Monday, March 31, 2014

A Realistic Video of What You'd See Flying Through Deep Space

This is a 3D visualization of the Hubble Deep Field image, and it gives you a tantalizing glimpse of what it might be like to fly at extreme speeds through the vast regions between galaxies.
The HubbleSite has made several 3D visualizations of deep space images available on a special area of their site, and it's worth watching all of them — they are glorious. Plus, they offer a complete explanation of what you're seeing and how the visualization was created, sometimes from non-visual data. Here's what they have to say about the Deep Field image:
In 2004, the Hubble Ultra Deep Field (HUDF) provided a ground-breaking view of distant galaxies. In 2009, those data were augmented with new infrared observations to create the HUDF-IR. In 2012, the Hubble eXtreme Deep Field (HXDF) combined those images along with a complete census of archival datasets to see yet farther into the universe. The HXDF contains roughly 5,500 galaxies stretching over 13 billion light-years of space, and represents astronomy's deepest view into the cosmos.

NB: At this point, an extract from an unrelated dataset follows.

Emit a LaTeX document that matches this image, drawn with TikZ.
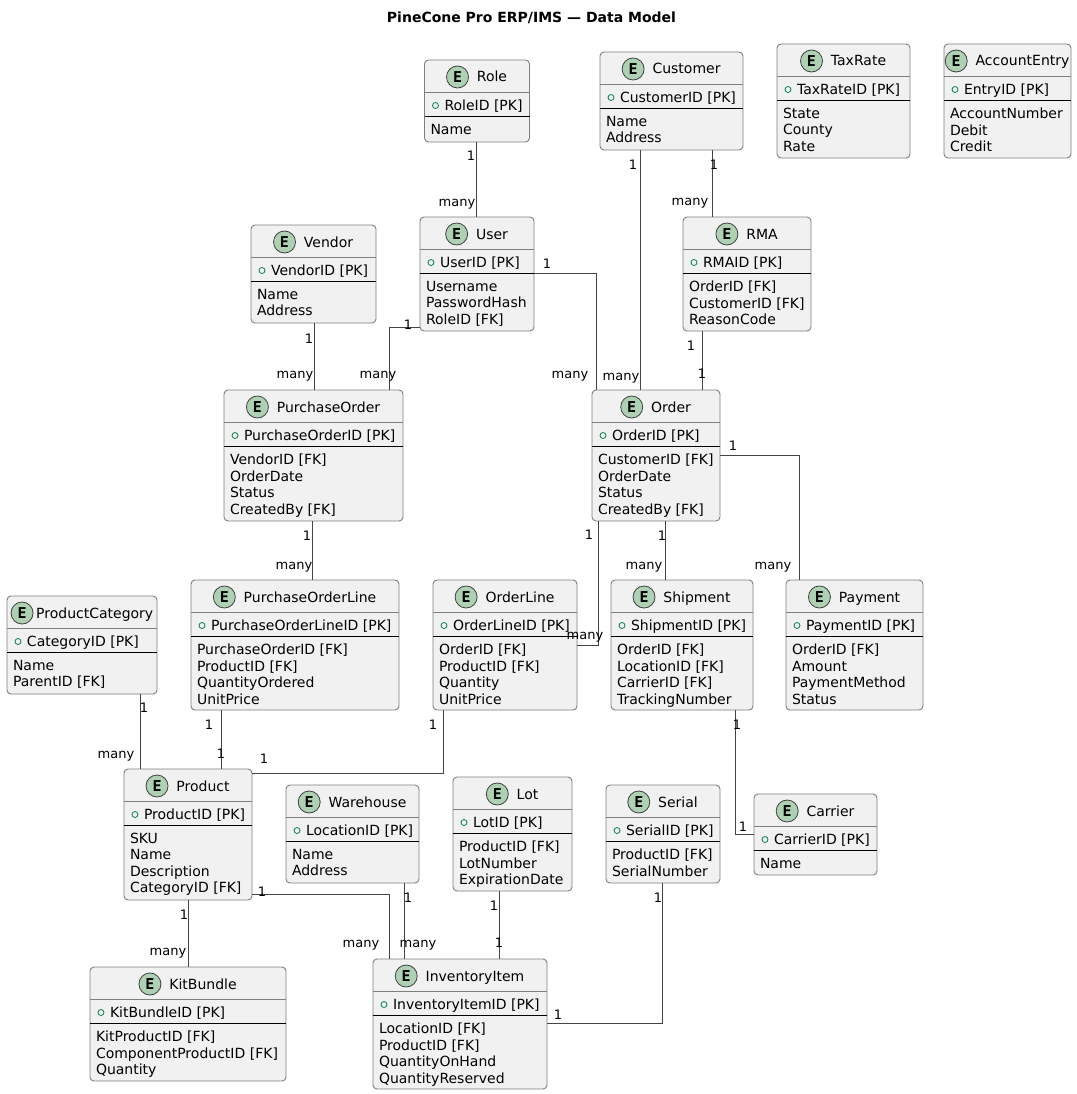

This scientific visualization depicts a flight through the HXDF galaxies. Using measured and estimated distances for approximately 3,000 galaxies, astronomers and visualizers constructed a three-dimensional model of the galaxy distribution. The camera traverses through the thirteen-billion-light-year dataset and ends in blackness, not because more distant galaxies do not exist, but because such galaxies have not yet been observed. For cinematic reasons, the exceedingly vast distances in the 3D model have been significantly compressed.
The visualization is credited to F. Summers, L. Frattare, T. Davis, Z. Levay, and G. Bacon (STScI); data was crunched by G. Illingworth, P. Oesch, and D. Magee (UCSC).
Here's another astonishingly beautiful flyby, this time of the Horsehead Nebula:
The Horsehead Nebula is a dark cloud of dense gas and dust located just below the belt of Orion on the sky. A visible light view shows a strong silhouette resembling the horse's head used for a knight in chess. Infrared light, however, reveals a more complex scene, as shown in Hubble's 2013 image. The warm parts of the clouds glow in infrared light, plus longer infrared wavelengths can penetrate deeper into the clouds. A dark and relatively featureless scene is revealed as a glowing gaseous landscape.
This video presents a scientific visualization of the Horsehead Nebula as seen in infrared light. To fill out the widescreen frame, the central Hubble image has been augmented by ground-based observations from the European Southern Observatory's Visible and Infrared Survey Telescope for Astronomy (VISTA). The three-dimensional interpretation has been sculpted to create a wispy and mountainous environment, with stars distributed in an approximate and statistical manner. The computer graphics model is intended to be scientifically reasonable, but not fully accurate. This imaginative traverse provides an inspiring spaceflight experience that brings the celestial scene to life.